▸ What you need to do: Extract only the first line of the listing and every line after it up to and including the one with "152.5,56.5,46.1,40.4,41.8,48.4,48.4,49.6,41.4,54.2,58.2];". Omit the pictures.

▸ Dataset content:
* * *

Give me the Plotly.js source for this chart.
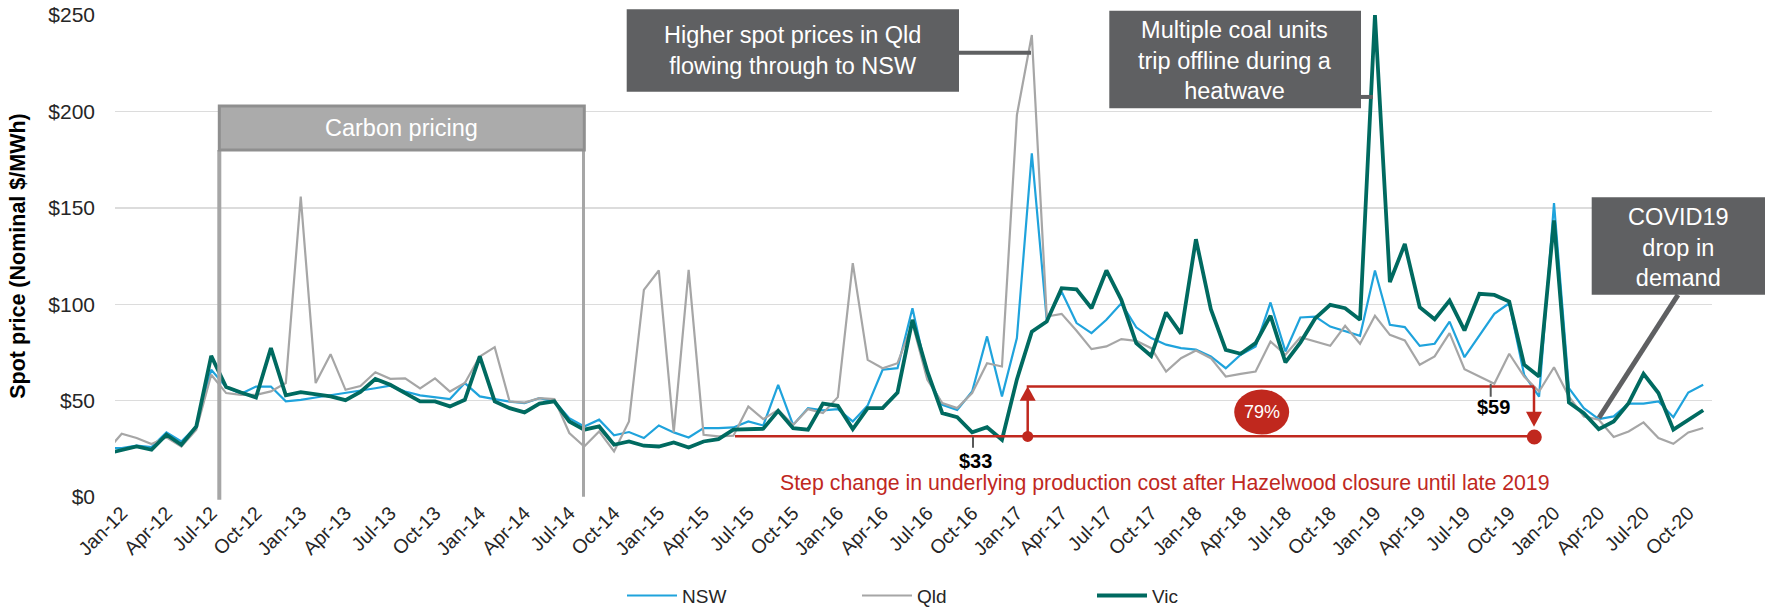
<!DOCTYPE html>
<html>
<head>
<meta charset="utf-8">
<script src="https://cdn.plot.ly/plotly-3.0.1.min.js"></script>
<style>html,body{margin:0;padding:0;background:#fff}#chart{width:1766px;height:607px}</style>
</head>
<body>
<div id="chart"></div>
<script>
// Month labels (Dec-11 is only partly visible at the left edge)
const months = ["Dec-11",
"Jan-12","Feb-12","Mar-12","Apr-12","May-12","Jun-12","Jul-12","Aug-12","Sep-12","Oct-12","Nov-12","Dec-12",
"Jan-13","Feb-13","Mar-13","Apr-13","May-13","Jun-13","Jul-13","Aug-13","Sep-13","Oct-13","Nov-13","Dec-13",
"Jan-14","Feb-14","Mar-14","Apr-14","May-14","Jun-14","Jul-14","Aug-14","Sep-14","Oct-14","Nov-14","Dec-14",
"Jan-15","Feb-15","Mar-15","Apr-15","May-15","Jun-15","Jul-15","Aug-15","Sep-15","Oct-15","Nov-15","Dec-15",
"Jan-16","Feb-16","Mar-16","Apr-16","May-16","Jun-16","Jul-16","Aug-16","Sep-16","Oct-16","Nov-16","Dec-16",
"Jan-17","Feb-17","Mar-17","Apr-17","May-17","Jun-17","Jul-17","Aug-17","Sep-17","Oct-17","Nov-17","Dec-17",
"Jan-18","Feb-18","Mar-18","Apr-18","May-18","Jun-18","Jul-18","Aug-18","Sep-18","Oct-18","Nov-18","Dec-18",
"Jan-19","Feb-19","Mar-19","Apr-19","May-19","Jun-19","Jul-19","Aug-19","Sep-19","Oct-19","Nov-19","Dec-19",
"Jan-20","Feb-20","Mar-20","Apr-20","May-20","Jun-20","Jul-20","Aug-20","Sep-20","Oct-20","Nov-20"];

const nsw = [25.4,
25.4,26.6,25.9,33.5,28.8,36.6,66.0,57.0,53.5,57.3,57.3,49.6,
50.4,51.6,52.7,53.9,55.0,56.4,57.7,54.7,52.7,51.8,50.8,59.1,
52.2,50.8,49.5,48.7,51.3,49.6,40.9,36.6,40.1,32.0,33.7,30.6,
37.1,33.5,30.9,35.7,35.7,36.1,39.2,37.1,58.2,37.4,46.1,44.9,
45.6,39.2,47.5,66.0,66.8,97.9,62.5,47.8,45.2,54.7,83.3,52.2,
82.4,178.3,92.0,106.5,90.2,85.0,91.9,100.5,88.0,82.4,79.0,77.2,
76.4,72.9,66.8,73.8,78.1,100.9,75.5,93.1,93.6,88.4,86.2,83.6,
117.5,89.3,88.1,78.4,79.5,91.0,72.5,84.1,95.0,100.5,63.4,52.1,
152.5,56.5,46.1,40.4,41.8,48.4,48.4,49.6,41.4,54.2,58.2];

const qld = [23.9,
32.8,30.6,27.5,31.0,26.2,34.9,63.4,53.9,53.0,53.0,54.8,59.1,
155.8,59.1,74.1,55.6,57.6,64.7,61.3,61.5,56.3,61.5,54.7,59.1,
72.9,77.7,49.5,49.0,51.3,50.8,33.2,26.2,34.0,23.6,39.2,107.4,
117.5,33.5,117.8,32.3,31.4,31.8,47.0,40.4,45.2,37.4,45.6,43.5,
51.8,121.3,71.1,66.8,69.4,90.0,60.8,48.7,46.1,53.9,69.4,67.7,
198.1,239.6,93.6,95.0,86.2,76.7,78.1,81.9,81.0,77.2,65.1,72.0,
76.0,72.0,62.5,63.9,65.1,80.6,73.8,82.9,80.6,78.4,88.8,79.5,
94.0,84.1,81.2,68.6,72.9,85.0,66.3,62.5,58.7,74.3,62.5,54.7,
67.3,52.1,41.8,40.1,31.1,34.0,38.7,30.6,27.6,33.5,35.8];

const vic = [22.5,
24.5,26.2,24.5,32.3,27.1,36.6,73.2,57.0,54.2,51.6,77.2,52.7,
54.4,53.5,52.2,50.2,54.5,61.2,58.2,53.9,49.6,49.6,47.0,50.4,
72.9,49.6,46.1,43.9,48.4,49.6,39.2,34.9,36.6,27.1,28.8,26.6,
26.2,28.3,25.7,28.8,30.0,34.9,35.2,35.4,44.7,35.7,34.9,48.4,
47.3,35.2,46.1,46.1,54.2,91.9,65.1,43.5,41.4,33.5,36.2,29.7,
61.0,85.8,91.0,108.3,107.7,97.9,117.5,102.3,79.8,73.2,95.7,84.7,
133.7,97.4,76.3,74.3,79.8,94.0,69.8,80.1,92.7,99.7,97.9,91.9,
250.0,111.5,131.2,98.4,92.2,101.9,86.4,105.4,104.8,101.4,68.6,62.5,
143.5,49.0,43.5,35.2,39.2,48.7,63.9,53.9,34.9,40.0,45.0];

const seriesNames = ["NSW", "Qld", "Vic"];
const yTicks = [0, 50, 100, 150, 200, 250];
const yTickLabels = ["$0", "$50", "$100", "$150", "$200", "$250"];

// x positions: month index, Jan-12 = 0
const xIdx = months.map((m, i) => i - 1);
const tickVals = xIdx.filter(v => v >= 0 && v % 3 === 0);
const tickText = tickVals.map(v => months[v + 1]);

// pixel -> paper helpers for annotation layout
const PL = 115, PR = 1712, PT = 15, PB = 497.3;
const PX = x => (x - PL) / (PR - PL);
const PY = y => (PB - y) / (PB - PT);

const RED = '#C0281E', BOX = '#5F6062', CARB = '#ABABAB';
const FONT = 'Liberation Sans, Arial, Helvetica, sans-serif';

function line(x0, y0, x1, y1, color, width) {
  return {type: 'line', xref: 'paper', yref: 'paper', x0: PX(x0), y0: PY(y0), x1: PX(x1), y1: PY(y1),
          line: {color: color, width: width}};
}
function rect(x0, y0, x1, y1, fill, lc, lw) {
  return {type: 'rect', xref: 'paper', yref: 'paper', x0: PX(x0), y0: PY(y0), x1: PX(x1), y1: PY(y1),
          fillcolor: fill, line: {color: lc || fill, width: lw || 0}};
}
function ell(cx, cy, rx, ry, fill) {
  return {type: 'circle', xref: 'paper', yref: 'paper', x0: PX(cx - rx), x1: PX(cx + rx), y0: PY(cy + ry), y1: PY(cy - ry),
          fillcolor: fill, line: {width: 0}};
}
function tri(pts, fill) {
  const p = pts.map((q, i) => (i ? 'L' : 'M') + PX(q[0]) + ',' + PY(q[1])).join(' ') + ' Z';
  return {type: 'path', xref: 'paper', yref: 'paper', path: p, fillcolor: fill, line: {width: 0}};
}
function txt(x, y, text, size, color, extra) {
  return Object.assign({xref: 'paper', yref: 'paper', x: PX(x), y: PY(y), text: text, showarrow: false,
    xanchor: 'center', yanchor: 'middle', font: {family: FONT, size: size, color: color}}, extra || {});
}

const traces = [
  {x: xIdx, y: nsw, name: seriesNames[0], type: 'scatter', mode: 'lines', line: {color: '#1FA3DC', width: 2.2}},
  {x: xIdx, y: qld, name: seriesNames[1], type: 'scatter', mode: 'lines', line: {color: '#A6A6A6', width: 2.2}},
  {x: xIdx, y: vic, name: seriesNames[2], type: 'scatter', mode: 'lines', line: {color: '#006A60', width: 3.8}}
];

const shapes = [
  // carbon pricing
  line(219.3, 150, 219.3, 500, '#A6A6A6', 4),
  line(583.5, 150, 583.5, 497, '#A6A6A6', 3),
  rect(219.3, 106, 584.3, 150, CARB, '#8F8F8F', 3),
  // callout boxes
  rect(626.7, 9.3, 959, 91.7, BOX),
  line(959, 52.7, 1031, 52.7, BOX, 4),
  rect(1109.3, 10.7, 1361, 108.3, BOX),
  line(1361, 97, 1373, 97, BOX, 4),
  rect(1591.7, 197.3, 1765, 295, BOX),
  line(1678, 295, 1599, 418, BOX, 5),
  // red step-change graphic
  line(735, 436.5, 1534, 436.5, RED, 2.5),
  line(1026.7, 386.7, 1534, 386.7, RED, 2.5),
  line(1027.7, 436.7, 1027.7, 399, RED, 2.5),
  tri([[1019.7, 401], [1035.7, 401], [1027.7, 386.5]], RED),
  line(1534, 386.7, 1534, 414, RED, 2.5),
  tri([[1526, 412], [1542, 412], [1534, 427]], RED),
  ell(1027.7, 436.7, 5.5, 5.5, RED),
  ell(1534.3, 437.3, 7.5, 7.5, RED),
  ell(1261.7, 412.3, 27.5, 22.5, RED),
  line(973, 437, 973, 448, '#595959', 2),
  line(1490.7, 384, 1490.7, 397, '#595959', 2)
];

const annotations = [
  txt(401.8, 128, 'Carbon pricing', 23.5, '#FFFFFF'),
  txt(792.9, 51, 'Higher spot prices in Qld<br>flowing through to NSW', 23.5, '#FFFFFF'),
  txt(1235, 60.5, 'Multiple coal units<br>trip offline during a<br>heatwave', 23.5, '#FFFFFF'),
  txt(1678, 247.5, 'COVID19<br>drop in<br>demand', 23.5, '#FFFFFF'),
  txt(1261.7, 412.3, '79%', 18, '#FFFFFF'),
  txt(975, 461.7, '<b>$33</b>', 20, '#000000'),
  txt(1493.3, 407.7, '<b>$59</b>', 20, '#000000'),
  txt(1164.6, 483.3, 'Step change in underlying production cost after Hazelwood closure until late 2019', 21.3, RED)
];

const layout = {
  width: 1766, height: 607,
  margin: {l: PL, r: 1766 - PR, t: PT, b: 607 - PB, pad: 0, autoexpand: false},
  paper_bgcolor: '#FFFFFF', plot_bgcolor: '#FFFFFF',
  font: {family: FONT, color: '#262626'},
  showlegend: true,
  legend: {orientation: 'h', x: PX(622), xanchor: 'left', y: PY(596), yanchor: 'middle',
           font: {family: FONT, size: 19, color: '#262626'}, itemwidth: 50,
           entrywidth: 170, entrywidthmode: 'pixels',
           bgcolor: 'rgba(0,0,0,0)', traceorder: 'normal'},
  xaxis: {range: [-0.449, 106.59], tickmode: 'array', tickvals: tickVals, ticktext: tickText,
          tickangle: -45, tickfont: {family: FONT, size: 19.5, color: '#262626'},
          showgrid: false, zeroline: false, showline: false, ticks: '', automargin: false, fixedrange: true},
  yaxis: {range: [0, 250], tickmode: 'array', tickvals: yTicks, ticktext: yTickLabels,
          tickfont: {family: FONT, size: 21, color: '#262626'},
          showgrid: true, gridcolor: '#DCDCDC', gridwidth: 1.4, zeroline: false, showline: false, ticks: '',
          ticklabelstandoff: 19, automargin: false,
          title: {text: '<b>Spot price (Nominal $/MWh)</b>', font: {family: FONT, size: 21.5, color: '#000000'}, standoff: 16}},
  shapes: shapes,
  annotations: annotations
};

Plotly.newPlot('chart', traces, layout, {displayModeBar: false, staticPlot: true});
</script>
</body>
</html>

* * *

▸ Answer to this task:
Give me the Plotly.js source for this chart.
<!DOCTYPE html>
<html>
<head>
<meta charset="utf-8">
<script src="https://cdn.plot.ly/plotly-3.0.1.min.js"></script>
<style>html,body{margin:0;padding:0;background:#fff}#chart{width:1766px;height:607px}</style>
</head>
<body>
<div id="chart"></div>
<script>
// Month labels (Dec-11 is only partly visible at the left edge)
const months = ["Dec-11",
"Jan-12","Feb-12","Mar-12","Apr-12","May-12","Jun-12","Jul-12","Aug-12","Sep-12","Oct-12","Nov-12","Dec-12",
"Jan-13","Feb-13","Mar-13","Apr-13","May-13","Jun-13","Jul-13","Aug-13","Sep-13","Oct-13","Nov-13","Dec-13",
"Jan-14","Feb-14","Mar-14","Apr-14","May-14","Jun-14","Jul-14","Aug-14","Sep-14","Oct-14","Nov-14","Dec-14",
"Jan-15","Feb-15","Mar-15","Apr-15","May-15","Jun-15","Jul-15","Aug-15","Sep-15","Oct-15","Nov-15","Dec-15",
"Jan-16","Feb-16","Mar-16","Apr-16","May-16","Jun-16","Jul-16","Aug-16","Sep-16","Oct-16","Nov-16","Dec-16",
"Jan-17","Feb-17","Mar-17","Apr-17","May-17","Jun-17","Jul-17","Aug-17","Sep-17","Oct-17","Nov-17","Dec-17",
"Jan-18","Feb-18","Mar-18","Apr-18","May-18","Jun-18","Jul-18","Aug-18","Sep-18","Oct-18","Nov-18","Dec-18",
"Jan-19","Feb-19","Mar-19","Apr-19","May-19","Jun-19","Jul-19","Aug-19","Sep-19","Oct-19","Nov-19","Dec-19",
"Jan-20","Feb-20","Mar-20","Apr-20","May-20","Jun-20","Jul-20","Aug-20","Sep-20","Oct-20","Nov-20"];

const nsw = [25.4,
25.4,26.6,25.9,33.5,28.8,36.6,66.0,57.0,53.5,57.3,57.3,49.6,
50.4,51.6,52.7,53.9,55.0,56.4,57.7,54.7,52.7,51.8,50.8,59.1,
52.2,50.8,49.5,48.7,51.3,49.6,40.9,36.6,40.1,32.0,33.7,30.6,
37.1,33.5,30.9,35.7,35.7,36.1,39.2,37.1,58.2,37.4,46.1,44.9,
45.6,39.2,47.5,66.0,66.8,97.9,62.5,47.8,45.2,54.7,83.3,52.2,
82.4,178.3,92.0,106.5,90.2,85.0,91.9,100.5,88.0,82.4,79.0,77.2,
76.4,72.9,66.8,73.8,78.1,100.9,75.5,93.1,93.6,88.4,86.2,83.6,
117.5,89.3,88.1,78.4,79.5,91.0,72.5,84.1,95.0,100.5,63.4,52.1,
152.5,56.5,46.1,40.4,41.8,48.4,48.4,49.6,41.4,54.2,58.2];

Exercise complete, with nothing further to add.